### PROBLEM:
Using the material below, print a verbatim copy of every line from the one containing "Emit a web page" through the one containing "34, 38, 42];", inclusive, and omit the pictures.

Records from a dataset
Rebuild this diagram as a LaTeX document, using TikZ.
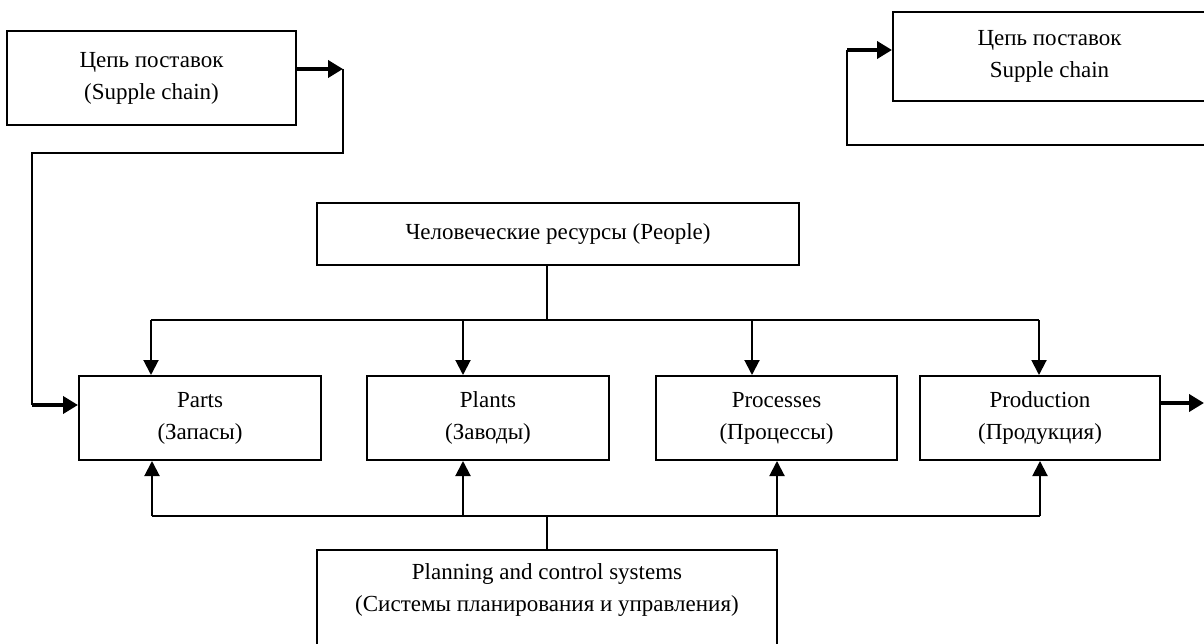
\documentclass[tikz,border=0pt]{standalone}
\usepackage{fontspec}
\setmainfont{Liberation Serif}
\usetikzlibrary{arrows.meta}
\begin{document}
\begin{tikzpicture}[x=1pt,y=-1pt,
  box/.style={draw, line width=2pt, rectangle, align=center, inner sep=0pt},
  thin/.style={line width=2pt},
  arr/.style={line width=2pt, -{Triangle[length=15pt,width=15pt]}},
  fatarr/.style={line width=4.5pt, -{Triangle[length=15pt,width=17pt]}},
  every node/.style={font=\fontsize{23}{32}\selectfont}]
\useasboundingbox (0,0) rectangle (1204,644);
% boxes
\node[box, minimum width=289pt, minimum height=94pt] (sc1) at (151.5,78) {Цепь поставок\\(Supple chain)};
\node[box, minimum width=313pt, minimum height=89pt] (sc2) at (1049.5,56.5) {Цепь поставок\\Supple chain};
\node[box, minimum width=482pt, minimum height=62pt] (people) at (558,234) {Человеческие ресурсы (People)};
\node[box, minimum width=242pt, minimum height=84pt] (parts) at (200,418) {Parts\\(Запасы)};
\node[box, minimum width=242pt, minimum height=84pt] (plants) at (488,418) {Plants\\(Заводы)};
\node[box, minimum width=241pt, minimum height=84pt] (proc) at (776.5,418) {Processes\\(Процессы)};
\node[box, minimum width=240pt, minimum height=84pt] (prod) at (1040,418) {Production\\(Продукция)};
\node[box, minimum width=460pt, minimum height=120pt, anchor=north] (plan) at (547,549) {};
\node[align=center, inner sep=0pt] (plantext) at (547,590) {Planning and control systems\\(Системы планирования и управления)};
% coordinates
\coordinate (a1) at (343,69);
\coordinate (a2) at (343,153);
\coordinate (a3) at (32,153);
\coordinate (a4) at (32,405);
\coordinate (pb) at (547,320);
\coordinate (qb) at (547,516);
\coordinate (out) at (1204,403);
\coordinate (b1) at (1215,145);
\coordinate (b2) at (847,145);
\coordinate (b3) at (847,50);
% supply chain left
\draw[fatarr] (sc1.east |- a1) -- (a1);
\draw[thin, line join=miter] (a1) -- (a2) -- (a3) -- (a4);
\draw[fatarr] (a4) -- (parts.west |- a4);
% people bus
\draw[thin] (people.south -| pb) -- (pb);
\draw[thin] (151,320) -- (1039,320);
\draw[arr] (151,320) -- (parts.north -| 151,0);
\draw[arr] (463,320) -- (plants.north -| 463,0);
\draw[arr] (752,320) -- (proc.north -| 752,0);
\draw[arr] (1039,320) -- (prod.north -| 1039,0);
% planning bus
\draw[thin] (plan.north -| qb) -- (qb);
\draw[thin] (152,516) -- (1040,516);
\draw[arr] (152,516) -- (parts.south -| 152,0);
\draw[arr] (463,516) -- (plants.south -| 463,0);
\draw[arr] (777,516) -- (proc.south -| 777,0);
\draw[arr] (1040,516) -- (prod.south -| 1040,0);
% production out
\draw[fatarr] (prod.east |- out) -- (out);
% supply chain right
\draw[thin, line join=miter] (b1) -- (b2) -- (b3);
\draw[fatarr] (b3) -- (sc2.west |- b3);
\end{tikzpicture}
\end{document}
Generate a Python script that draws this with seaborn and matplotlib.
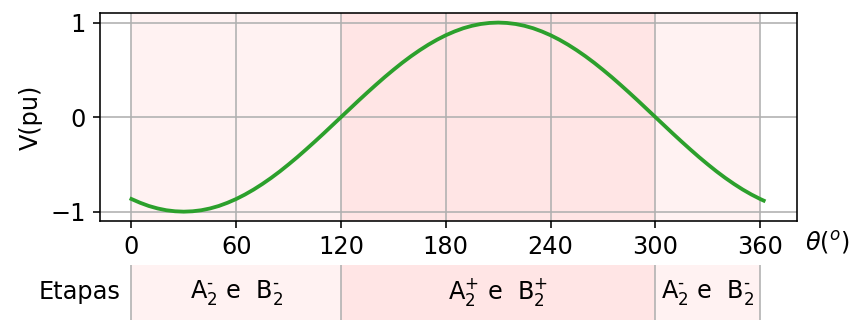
import matplotlib
matplotlib.use("Agg")
import matplotlib.pyplot as plt
import seaborn as sns
import pandas as pd

# Phase voltage over one electrical period (degrees, per-unit)
theta_deg = [0, 5, 10, 15, 20, 25, 30, 35, 40, 45, 50, 55, 60, 65, 70, 75, 80, 85,
             90, 95, 100, 105, 110, 115, 120, 125, 130, 135, 140, 145, 150, 155,
             160, 165, 170, 175, 180, 185, 190, 195, 200, 205, 210, 215, 220, 225,
             230, 235, 240, 245, 250, 255, 260, 265, 270, 275, 280, 285, 290, 295,
             300, 305, 310, 315, 320, 325, 330, 335, 340, 345, 350, 355, 360, 362]
v_pu = [-0.866, -0.906, -0.940, -0.966, -0.985, -0.996, -1.000, -0.996, -0.985,
        -0.966, -0.940, -0.906, -0.866, -0.819, -0.766, -0.707, -0.643, -0.574,
        -0.500, -0.423, -0.342, -0.259, -0.174, -0.087, 0.000, 0.087, 0.174,
        0.259, 0.342, 0.423, 0.500, 0.574, 0.643, 0.707, 0.766, 0.819, 0.866,
        0.906, 0.940, 0.966, 0.985, 0.996, 1.000, 0.996, 0.985, 0.966, 0.940,
        0.906, 0.866, 0.819, 0.766, 0.707, 0.643, 0.574, 0.500, 0.423, 0.342,
        0.259, 0.174, 0.087, 0.000, -0.087, -0.174, -0.259, -0.342, -0.423,
        -0.500, -0.574, -0.643, -0.707, -0.766, -0.819, -0.866, -0.883]

# Switching stages
stage_start = [0, 120, 300]
stage_end = [120, 300, 360]
stage_labels = [r"A$_2^{\text{-}}$ e  B$_2^{\text{-}}$",
                r"A$_2^{+}$ e  B$_2^{+}$",
                r"A$_2^{\text{-}}$ e  B$_2^{\text{-}}$"]
stage_alpha = [0.05, 0.10, 0.05]

x_ticks = [0, 60, 120, 180, 240, 300, 360]
y_ticks = [-1, 0, 1]

plt.rcParams["font.size"] = 12

df = pd.DataFrame({"theta": theta_deg, "v": v_pu})

fig = plt.figure(figsize=(853 / 144, 320 / 144), dpi=144)
ax = fig.add_axes([0.1172, 0.309, 0.817, 0.650])

for s, e, a in zip(stage_start, stage_end, stage_alpha):
    ax.axvspan(s, e, color="red", alpha=a, lw=0)

sns.lineplot(data=df, x="theta", y="v", color="tab:green", lw=1.9, ax=ax)
ax.set_xlim(-18, 381)
ax.set_ylim(-1.1, 1.1)
ax.set_xticks(x_ticks)
ax.set_yticks(y_ticks)
ax.grid(True)
ax.set_xlabel("")
ax.set_ylabel("V(pu)")
ax.text(1.012, -0.105, r"$\theta(^o)$", transform=ax.transAxes, ha="left", va="center")

# Stage table under the plot
tab = fig.add_axes([0.1172, 0.0, 0.817, 0.172])
tab.set_xlim(-18, 381)
tab.set_ylim(0, 1)
tab.axis("off")
for s, e, a, lab in zip(stage_start, stage_end, stage_alpha, stage_labels):
    tab.axvspan(s, e, color="red", alpha=a, lw=0)
    tab.text((s + e) / 2, 0.5, lab, ha="center", va="center")
for xv in [0, 120, 300, 360]:
    tab.axvline(xv, color="#b0b0b0", lw=0.8)
tab.text(-6, 0.5, "Etapas", ha="right", va="center")

fig.savefig("out.png", dpi=144)
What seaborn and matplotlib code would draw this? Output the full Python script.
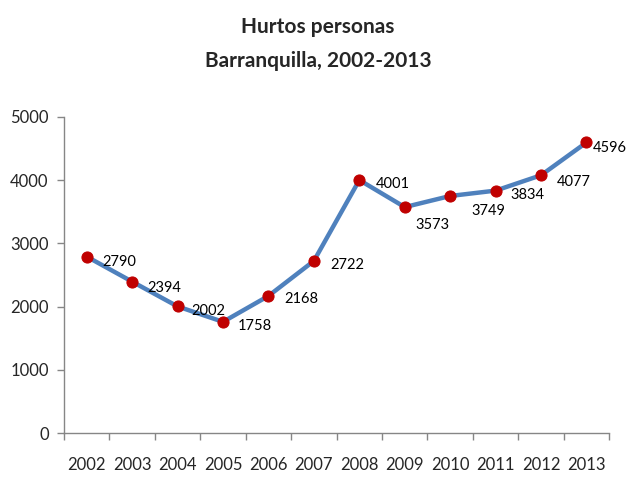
import matplotlib
matplotlib.use('Agg')
import matplotlib.pyplot as plt
import seaborn as sns
import pandas as pd

years = ['2002', '2003', '2004', '2005', '2006', '2007',
         '2008', '2009', '2010', '2011', '2012', '2013']
hurtos = [2790, 2394, 2002, 1758, 2168, 2722,
          4001, 3573, 3749, 3834, 4077, 4596]

df = pd.DataFrame({'year': years, 'hurtos': hurtos})

sns.set_style('white')
plt.rcParams['font.family'] = ['Lato', 'DejaVu Sans']

fig = plt.figure(figsize=(6.3, 4.83), dpi=100)
ax = fig.add_axes([0.1016, 0.1035, 0.8654, 0.6545])

sns.lineplot(data=df, x='year', y='hurtos', ax=ax, color='#4F81BD',
             linewidth=3.2, marker='o', markersize=8,
             markerfacecolor='#C00000', markeredgecolor='#C00000', sort=False)

# label offsets in pixels (right, down), like the Excel auto placement
label_off = [(16, -5), (15, -6), (14, -5), (15, -4), (16, -3), (16, -4),
             (16, -4), (11, -18), (21, -15), (15, -4), (16, -7), (6, -6)]
for i, (y, v) in enumerate(zip(years, hurtos)):
    ax.annotate(str(v), (i, v), xytext=label_off[i], textcoords='offset pixels',
                ha='left', va='center', fontsize=10.5, color='black')

ax.set_xlim(-0.5, len(years) - 0.5)
ax.set_ylim(0, 5000)
ax.set_yticks(range(0, 5001, 1000))
ax.set_xticks(range(len(years)))
ax.set_xticklabels(years, fontsize=12)
ax.tick_params(axis='y', labelsize=12, length=5, width=1, color='#868686',
               direction='out', left=True, pad=6)
ax.tick_params(axis='x', which='major', length=0, pad=17)
ax.set_xticks([i - 0.5 for i in range(len(years) + 1)], minor=True)
ax.tick_params(axis='x', which='minor', length=5, width=1, color='#868686',
               direction='out', bottom=True)
ax.set_xlabel('')
ax.set_ylabel('')
ax.grid(False)
for s in ['top', 'right']:
    ax.spines[s].set_visible(False)
for s in ['left', 'bottom']:
    ax.spines[s].set_color('#868686')
    ax.spines[s].set_linewidth(1)

fig.text(0.505, 0.944, 'Hurtos personas', ha='center', va='center',
         fontsize=15, fontweight='bold')
fig.text(0.505, 0.874, 'Barranquilla, 2002-2013', ha='center', va='center',
         fontsize=15, fontweight='bold')

fig.savefig('out.png', dpi=100)
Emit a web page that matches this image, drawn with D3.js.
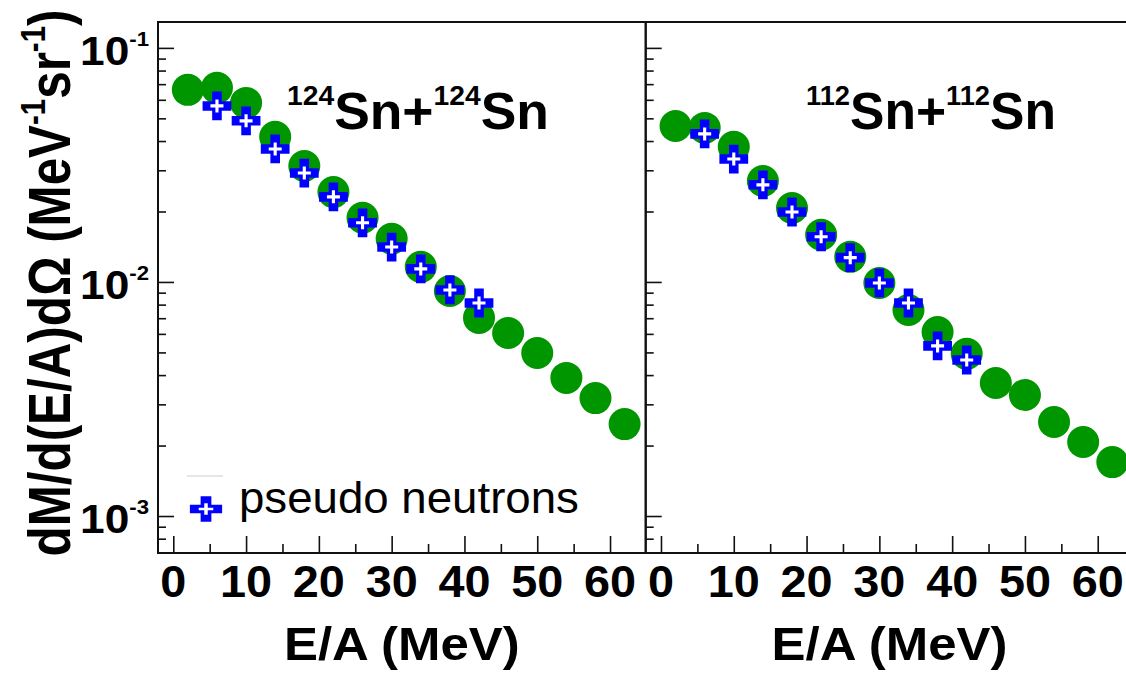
<!DOCTYPE html>
<html>
<head>
<meta charset="utf-8">
<script src="https://cdn.jsdelivr.net/npm/d3@7"></script>
<style>
  html, body { margin: 0; padding: 0; background: #fff; }
  svg { display: block; }
  text { font-family: "Liberation Sans", Arial, Helvetica, sans-serif; fill: #000; }
</style>
</head>
<body>
<script>
// Kinetic-energy bins (E/A, MeV) of the measured spectra and of the pseudo-neutron spectra
const energyBins = [2, 6, 10, 14, 18, 22, 26, 30, 34, 38, 42, 46, 50, 54, 58, 62];
const pseudoBins = [6, 10, 14, 18, 22, 26, 30, 34, 38, 42];

// dM/d(E/A)dΩ  (MeV^-1 sr^-1)
const sn124Yield  = [0.0662, 0.0675, 0.0582, 0.0417, 0.0313, 0.0242, 0.0188, 0.0153,
                     0.0116, 0.00915, 0.00702, 0.00605, 0.00497, 0.00389, 0.00319, 0.00247];
const sn124Pseudo = [0.0565, 0.0488, 0.0370, 0.0292, 0.0231, 0.0179, 0.0141, 0.01137,
                     0.00924, 0.00813];
const sn112Yield  = [0.0464, 0.0455, 0.0378, 0.0270, 0.0207, 0.0159, 0.0128, 0.00990,
                     0.00759, 0.00611, 0.00493, 0.00370, 0.00329, 0.00252, 0.00207, 0.00170];
const sn112Pseudo = [0.0429, 0.0335, 0.0260, 0.0199, 0.0156, 0.0127, 0.00990, 0.00813,
                     0.00533, 0.00464];

// Axis ticks and labels
const xTickValues = [0, 10, 20, 30, 40, 50, 60];
const xTickLabels = ["0", "10", "20", "30", "40", "50", "60"];
const yTickValues = [1e-1, 1e-2, 1e-3];
const yTickExponents = ["-1", "-2", "-3"];

// Reaction systems shown in the two panels
const systemMass = ["124", "112"];
const legendLabel = "pseudo neutrons";
const xTitle = "E/A (MeV)";

const width = 1126, height = 673;
const plotTop = 22, plotBottom = 553;
const panelWidth = 487.7;
const panelLeft = [158, 158 + panelWidth];
const green = "#009600", blue = "#0000ff";

const svg = d3.select("body").append("svg")
  .attr("width", width).attr("height", height)
  .attr("viewBox", `0 0 ${width} ${height}`);

const x = d3.scaleLinear().domain([-2.1, 64.9]).range([0, panelWidth]);
const y = d3.scaleLog().domain([6.95e-4, 0.129]).range([plotBottom, plotTop]);

// stretch a text element horizontally (about its anchor) to a given width
function fitText(sel, targetWidth, extra) {
  const w = sel.node().getBBox().width;
  sel.attr("transform", (extra || "") + ` scale(${targetWidth / w},1)`);
}

// thin plus drawn as a filled outline, used for the white centre of the cross markers
const thinPlus = {
  draw(ctx, size) {
    const r = Math.sqrt(size) / 2, t = r * 0.24;
    ctx.moveTo(-r, -t); ctx.lineTo(-t, -t); ctx.lineTo(-t, -r); ctx.lineTo(t, -r);
    ctx.lineTo(t, -t); ctx.lineTo(r, -t); ctx.lineTo(r, t); ctx.lineTo(t, t);
    ctx.lineTo(t, r); ctx.lineTo(-t, r); ctx.lineTo(-t, t); ctx.lineTo(-r, t);
    ctx.closePath();
  }
};
const crossPath = d3.symbol().type(d3.symbolCross).size(460)();
const plusPath = d3.symbol().type(thinPlus).size(169)();

// minor ticks of the log axis: 2..9 × each decade inside the domain
const yMinor = [];
[-4, -3, -2, -1].forEach(e => {
  for (let m = 2; m <= 9; m++) {
    const v = m * Math.pow(10, e);
    if (v > y.domain()[0] && v < y.domain()[1]) yMinor.push(v);
  }
});
const xMinor = d3.range(5, 60, 10);

const panels = [
  { yields: sn124Yield, pseudo: sn124Pseudo },
  { yields: sn112Yield, pseudo: sn112Pseudo }
];

panels.forEach((p, i) => {
  const g = svg.append("g").attr("transform", `translate(${panelLeft[i]},0)`);

  // axis ticks (pointing inward)
  const tickStyle = s => s.call(a => a.select(".domain").remove())
    .selectAll(".tick line").attr("stroke", "#111").attr("stroke-width", 1.6);

  g.append("g").attr("transform", `translate(0,${plotBottom})`)
    .call(d3.axisBottom(x).tickValues(xTickValues).tickSizeInner(-17).tickSizeOuter(0).tickFormat(""))
    .call(tickStyle);
  g.append("g").attr("transform", `translate(0,${plotBottom})`)
    .call(d3.axisBottom(x).tickValues(xMinor).tickSizeInner(-9).tickSizeOuter(0).tickFormat(""))
    .call(tickStyle);
  g.append("g")
    .call(d3.axisLeft(y).tickValues(yTickValues).tickSizeInner(-16).tickSizeOuter(0).tickFormat(""))
    .call(tickStyle);
  g.append("g")
    .call(d3.axisLeft(y).tickValues(yMinor).tickSizeInner(-8).tickSizeOuter(0).tickFormat(""))
    .call(tickStyle);

  // frame
  g.append("rect")
    .attr("x", 0).attr("y", plotTop)
    .attr("width", panelWidth).attr("height", plotBottom - plotTop)
    .attr("fill", "none").attr("stroke", "#111").attr("stroke-width", 2);

  // x tick labels
  xTickValues.forEach((v, k) => {
    const t = g.append("g").attr("transform", `translate(${x(v)},597)`)
      .append("text").attr("text-anchor", "middle")
      .attr("font-size", 45).attr("font-weight", "bold")
      .text(xTickLabels[k]);
    t.attr("transform", "scale(1.04,1)");
  });

  // x axis title
  const xt = g.append("g").attr("transform", `translate(${panelWidth / 2},660)`)
    .append("text").attr("text-anchor", "middle")
    .attr("font-size", 46).attr("font-weight", "bold").text(xTitle);
  fitText(xt, 236);

  // measured spectrum
  g.append("g").selectAll("circle").data(p.yields).join("circle")
    .attr("cx", (d, k) => x(energyBins[k]))
    .attr("cy", d => y(d))
    .attr("r", 16)
    .attr("fill", green);

  // pseudo-neutron spectrum
  const pm = g.append("g").selectAll("g").data(p.pseudo).join("g")
    .attr("transform", (d, k) => `translate(${x(pseudoBins[k])},${y(d)})`);
  pm.append("path").attr("d", crossPath).attr("fill", blue);
  pm.append("path").attr("d", plusPath).attr("fill", "#fff");

  // reaction label
  const tg = g.append("g").attr("transform", `translate(${(i === 0 ? 287 : 806) - panelLeft[i]},129)`);
  const tt = tg.append("text").attr("font-weight", "bold").attr("font-size", 51);
  tt.append("tspan").attr("font-size", 27).attr("dy", -24).text(systemMass[i]);
  tt.append("tspan").attr("dy", 24).text("Sn+");
  tt.append("tspan").attr("font-size", 27).attr("dy", -24).text(systemMass[i]);
  tt.append("tspan").attr("dy", 24).text("Sn");
  fitText(tt, i === 0 ? 262 : 250);
});

// y tick labels (left panel only)
yTickValues.forEach((v, k) => {
  const t = svg.append("g").attr("transform", `translate(149,${y(v) + 17})`)
    .append("text").attr("text-anchor", "end")
    .attr("font-size", 40).attr("font-weight", "bold");
  t.append("tspan").text("10");
  t.append("tspan").attr("font-size", 20).attr("dy", -19).text(yTickExponents[k]);
  fitText(t, 69);
});

// y axis title
const yt = svg.append("g").attr("transform", "translate(70,283)")
  .append("text").attr("text-anchor", "middle")
  .attr("font-size", 52).attr("font-weight", "bold");
yt.append("tspan").text("dM/d(E/A)d\u03A9 (MeV");
yt.append("tspan").attr("font-size", 31).attr("dy", -22).text("-1");
yt.append("tspan").attr("dy", 22).text("sr");
yt.append("tspan").attr("font-size", 31).attr("dy", -22).text("-1");
yt.append("tspan").attr("dy", 22).text(")");
fitText(yt, 547, "rotate(-90)");
yt.attr("transform", yt.attr("transform").replace(/scale\(([^,]+),1\)/, "scale($1,1.15)"));

// legend
const lg = svg.append("g");
lg.append("line").attr("x1", 187).attr("x2", 223).attr("y1", 476).attr("y2", 476)
  .attr("stroke", "#ccc").attr("stroke-width", 1);
const lm = lg.append("g").attr("transform", "translate(206,509) scale(1.12,0.88)");
lm.append("path").attr("d", crossPath).attr("fill", blue);
lm.append("path").attr("d", plusPath).attr("fill", "#fff");
const lt = lg.append("g").attr("transform", "translate(239,513)")
  .append("text").attr("font-size", 44).text(legendLabel);
fitText(lt, 340);
</script>
</body>
</html>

### OUTPUT OF THE EXERCISE:
Emit a web page that matches this image, drawn with D3.js.
<!DOCTYPE html>
<html>
<head>
<meta charset="utf-8">
<script src="https://cdn.jsdelivr.net/npm/d3@7"></script>
<style>
  html, body { margin: 0; padding: 0; background: #fff; }
  svg { display: block; }
  text { font-family: "Liberation Sans", Arial, Helvetica, sans-serif; fill: #000; }
</style>
</head>
<body>
<script>
// Kinetic-energy bins (E/A, MeV) of the measured spectra and of the pseudo-neutron spectra
const energyBins = [2, 6, 10, 14, 18, 22, 26, 30, 34, 38, 42, 46, 50, 54, 58, 62];
const pseudoBins = [6, 10, 14, 18, 22, 26, 30, 34, 38, 42];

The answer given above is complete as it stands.